- This event has passed.
Lismore: Róża, Polska, Bąkowski
April 18, 2014 - July 6, 2014
NOT I: Róża Litwa, Agnieszka Polska and Wojciech Bąkowski
18 April – 6 July, 2014
Launch 25 April, 6-8pm
The exhibition ‘Not I’ brings together the works of three artists representing the young generation in Polish art: Róża Litwa, Agnieszka Polska and Wojciech Bąkowski, whose works present a set of narrations and distinctive languages. Their diverse artistic approaches are showed in a mix of mediums and forms: sound, object, animation and gouaches.
Agnieszka Polska’s meditative film collages express a feeling of isolation and inability to establish a real connection with the past, which leads to distortions of the present.

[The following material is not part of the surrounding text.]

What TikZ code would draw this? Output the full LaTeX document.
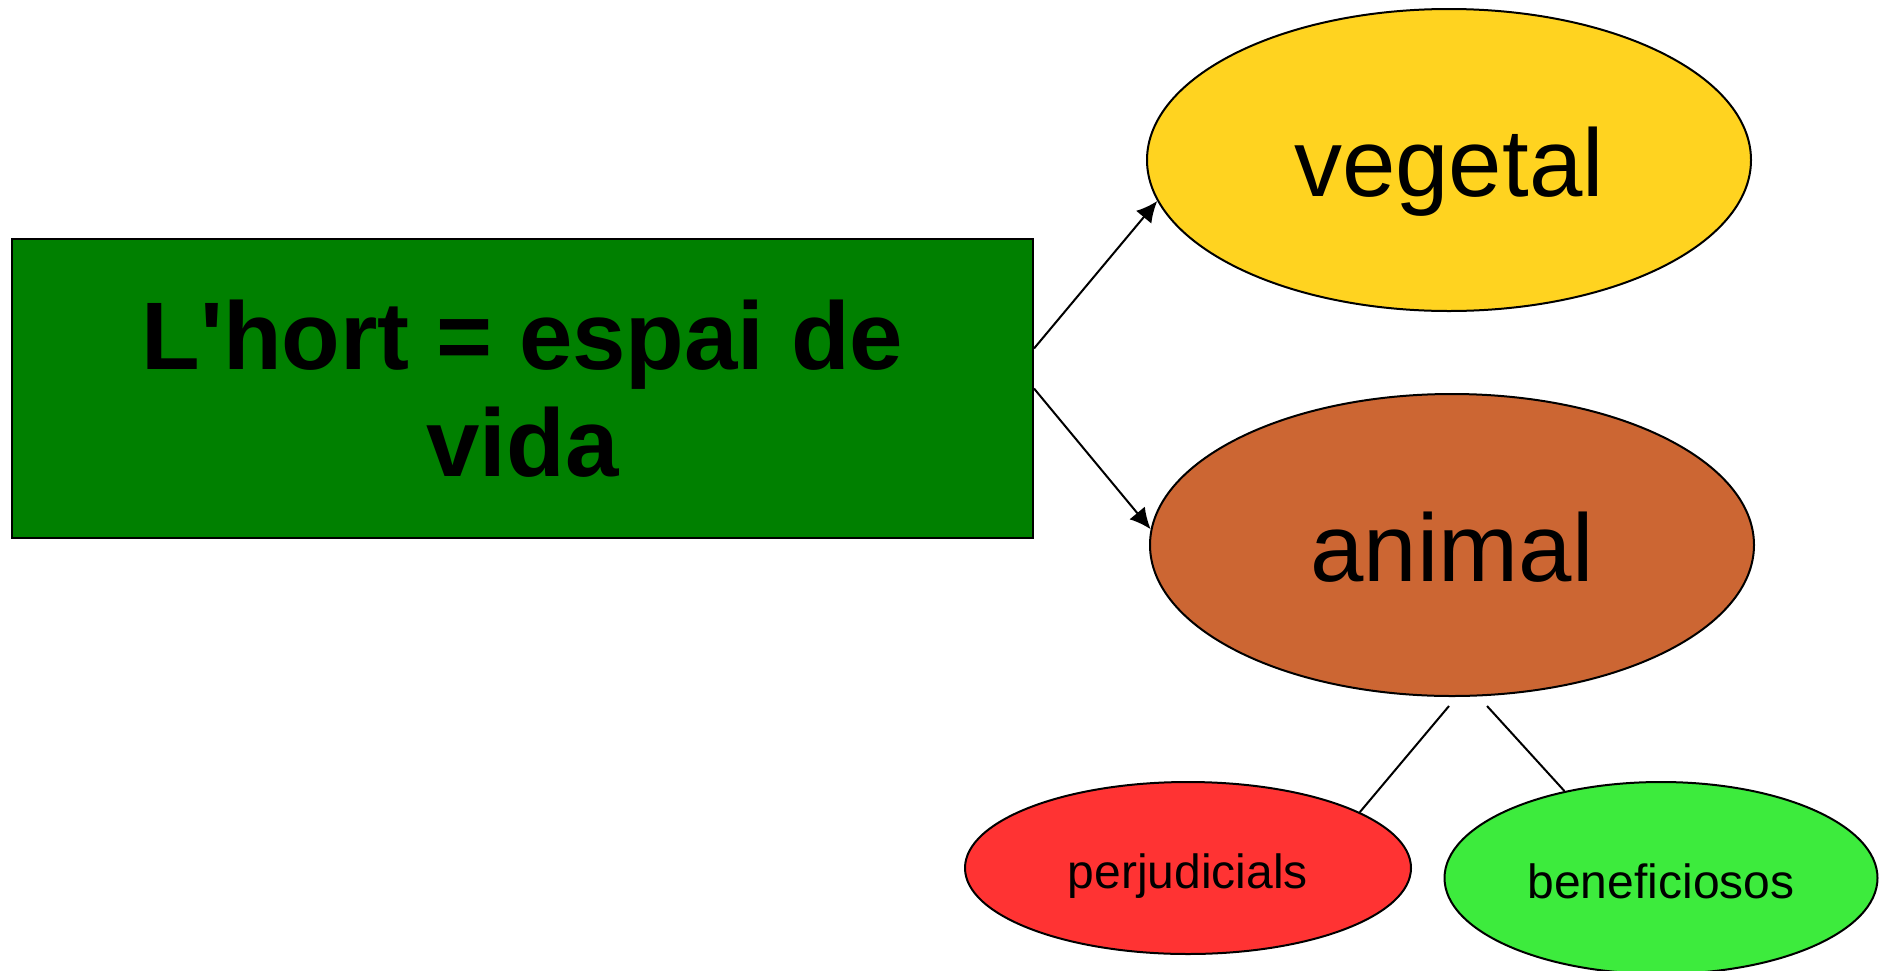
\documentclass[tikz,border=0pt]{standalone}
\usepackage{fontspec}
\setmainfont{Liberation Sans}[Ligatures=TeXOff]
\usetikzlibrary{shapes.geometric, arrows.meta}

\definecolor{hortgreen}{RGB}{0,128,0}
\definecolor{vegyellow}{RGB}{255,211,32}
\definecolor{animalbrown}{RGB}{204,102,51}
\definecolor{badred}{RGB}{255,51,51}
\definecolor{goodgreen}{RGB}{61,235,61}

\begin{document}
\begin{tikzpicture}[x=0.5pt, y=-0.5pt, line width=1pt, >={Latex[length=10.5pt,width=10pt]}]
  \tikzstyle{block} = [draw, rectangle, fill=hortgreen, minimum width=510.5pt, minimum height=149.5pt, inner sep=0pt, align=center, font=\fontsize{48}{53.5}\selectfont\bfseries]
  \tikzstyle{bubble} = [draw, ellipse, inner sep=0pt, minimum width=302pt, minimum height=151pt, text height=45pt, text depth=9pt, font=\fontsize{48}{58}\selectfont]
  \tikzstyle{leaf} = [bubble, minimum height=86pt, text height=24pt, text depth=4pt, font=\fontsize{24}{29}\selectfont]
  \tikzstyle{tmp} = [coordinate]
  \useasboundingbox (0,0) rectangle (1886,970);

  \node [block] (hort) at (522.5,388.5) {L'hort = espai de\\vida};
  \node [bubble, fill=vegyellow] (vegetal) at (1449,160) {vegetal};
  \node [bubble, fill=animalbrown] (animal) at (1452,545) {animal};
  \node [leaf, fill=badred, minimum width=223pt] (perj) at (1188,868) {perjudicials};
  \node [leaf, fill=goodgreen, minimum width=216.5pt, minimum height=96pt] (benef) at (1661,878) {beneficiosos};
  \node [tmp] (split) at ([yshift=20pt]hort.east) {};
  \node [tmp] (aleft) at ([xshift=-1.5pt, yshift=-4.5pt]animal.south) {};
  \node [tmp] (aright) at ([xshift=17.5pt, yshift=-4.5pt]animal.south) {};

  \draw [->] (split) -- (vegetal.188);
  \draw [->] (hort.east) -- (animal.177);
  \draw (aleft) -- (perj.18);
  \draw (aright) -- (benef.138);
\end{tikzpicture}
\end{document}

Her painstakingly executed animated collages, realized in a very slow motion are made from all sorts of visual sources and add up to the constant re-writing of history, including the history of art. Her use of technological tools in making these works results in an even more mediated narrative and evokes a rather bleak atmosphere, yet remains visually very attractive.
Wojciech Bakowski’s isolation can be heard from within the interior of his own apartment – the artist’s personality is revealed through his voice as his major mediums remain music and poetry, which absorb and contain everything around him and occasionally materialize into objects. In an isolated home environment, he makes objects that are like material renderings of his alter ego’s incessant flow of words describing mundane surrounding. These objects usually contain moving devices, which seem to be sending and receiving signals and messages, albeit distorted.
Róża Litwa in her series of oil drawings seeks identity in a delicate and subtle depiction of a repeatedly occurring subject – a body: formed by a bordering, vibrating line, which makes these works function almost as diagrams or graphs of a membrane. They are rendered by a neurotic personality and usually show the body disfigured, mechanically multiplied or isolated.
The title of the exhibition refers to Samuel Beckett’s famous piece ‘Not I’ recorded for television, where the actress’ mouth constantly spurting words is seen completely disjointed from the black background. The exhibition delves intothese resonating sounds and words, awkward objects and emerging selves.